• [Records for the exercise]:

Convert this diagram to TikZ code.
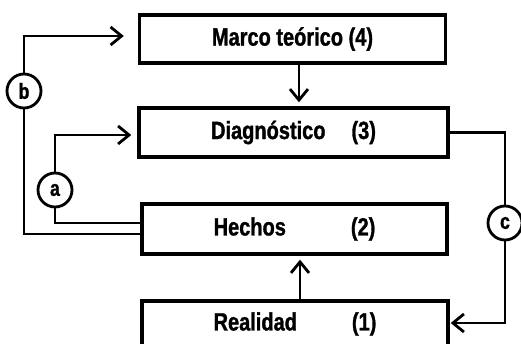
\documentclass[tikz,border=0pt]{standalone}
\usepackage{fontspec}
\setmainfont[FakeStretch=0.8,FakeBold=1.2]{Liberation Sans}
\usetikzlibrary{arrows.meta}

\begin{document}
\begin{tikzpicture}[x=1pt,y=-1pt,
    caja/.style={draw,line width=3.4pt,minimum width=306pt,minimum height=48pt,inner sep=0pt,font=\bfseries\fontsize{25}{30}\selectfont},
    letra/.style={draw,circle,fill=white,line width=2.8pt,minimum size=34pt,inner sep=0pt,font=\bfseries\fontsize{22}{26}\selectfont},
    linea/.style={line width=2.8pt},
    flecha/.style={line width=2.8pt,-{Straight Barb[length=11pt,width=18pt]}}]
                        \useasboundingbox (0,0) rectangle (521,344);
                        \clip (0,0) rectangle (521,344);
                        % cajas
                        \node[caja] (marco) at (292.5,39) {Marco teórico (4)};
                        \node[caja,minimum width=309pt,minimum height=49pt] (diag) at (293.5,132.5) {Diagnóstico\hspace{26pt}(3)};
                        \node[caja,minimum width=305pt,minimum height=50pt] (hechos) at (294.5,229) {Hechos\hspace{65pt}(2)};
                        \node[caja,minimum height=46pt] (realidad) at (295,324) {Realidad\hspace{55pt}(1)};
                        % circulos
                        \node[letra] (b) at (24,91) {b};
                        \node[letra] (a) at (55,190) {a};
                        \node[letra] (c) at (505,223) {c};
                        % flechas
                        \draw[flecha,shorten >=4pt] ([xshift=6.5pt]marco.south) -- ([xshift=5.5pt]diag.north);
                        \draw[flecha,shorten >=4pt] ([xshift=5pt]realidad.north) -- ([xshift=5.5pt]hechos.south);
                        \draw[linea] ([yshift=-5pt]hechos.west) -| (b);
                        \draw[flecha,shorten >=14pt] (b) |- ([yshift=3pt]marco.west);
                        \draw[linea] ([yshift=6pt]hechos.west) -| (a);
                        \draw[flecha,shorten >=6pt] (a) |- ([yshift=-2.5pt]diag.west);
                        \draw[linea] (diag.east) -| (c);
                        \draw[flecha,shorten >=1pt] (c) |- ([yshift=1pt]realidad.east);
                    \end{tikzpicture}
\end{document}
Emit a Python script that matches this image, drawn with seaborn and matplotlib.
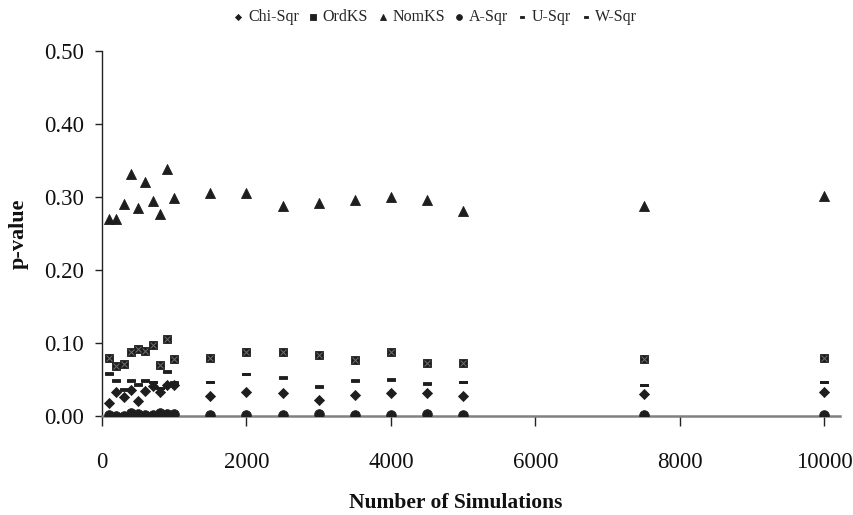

• [Written exercise]: Write the lines above out again exactly, without any of their pictures.

• [Complete response]:
Convert this diagram to TikZ code.
\documentclass[tikz,border=0pt]{standalone}
\usepackage{fontspec}
\setmainfont[FakeStretch=0.8,FakeBold=1.2]{Liberation Sans}
\usetikzlibrary{arrows.meta}

\begin{document}
\begin{tikzpicture}[x=1pt,y=-1pt,
    caja/.style={draw,line width=3.4pt,minimum width=306pt,minimum height=48pt,inner sep=0pt,font=\bfseries\fontsize{25}{30}\selectfont},
    letra/.style={draw,circle,fill=white,line width=2.8pt,minimum size=34pt,inner sep=0pt,font=\bfseries\fontsize{22}{26}\selectfont},
    linea/.style={line width=2.8pt},
    flecha/.style={line width=2.8pt,-{Straight Barb[length=11pt,width=18pt]}}]
                        \useasboundingbox (0,0) rectangle (521,344);
                        \clip (0,0) rectangle (521,344);
                        % cajas
                        \node[caja] (marco) at (292.5,39) {Marco teórico (4)};
                        \node[caja,minimum width=309pt,minimum height=49pt] (diag) at (293.5,132.5) {Diagnóstico\hspace{26pt}(3)};
                        \node[caja,minimum width=305pt,minimum height=50pt] (hechos) at (294.5,229) {Hechos\hspace{65pt}(2)};
                        \node[caja,minimum height=46pt] (realidad) at (295,324) {Realidad\hspace{55pt}(1)};
                        % circulos
                        \node[letra] (b) at (24,91) {b};
                        \node[letra] (a) at (55,190) {a};
                        \node[letra] (c) at (505,223) {c};
                        % flechas
                        \draw[flecha,shorten >=4pt] ([xshift=6.5pt]marco.south) -- ([xshift=5.5pt]diag.north);
                        \draw[flecha,shorten >=4pt] ([xshift=5pt]realidad.north) -- ([xshift=5.5pt]hechos.south);
                        \draw[linea] ([yshift=-5pt]hechos.west) -| (b);
                        \draw[flecha,shorten >=14pt] (b) |- ([yshift=3pt]marco.west);
                        \draw[linea] ([yshift=6pt]hechos.west) -| (a);
                        \draw[flecha,shorten >=6pt] (a) |- ([yshift=-2.5pt]diag.west);
                        \draw[linea] (diag.east) -| (c);
                        \draw[flecha,shorten >=1pt] (c) |- ([yshift=1pt]realidad.east);
                    \end{tikzpicture}
\end{document}
Emit a Python script that matches this image, drawn with seaborn and matplotlib.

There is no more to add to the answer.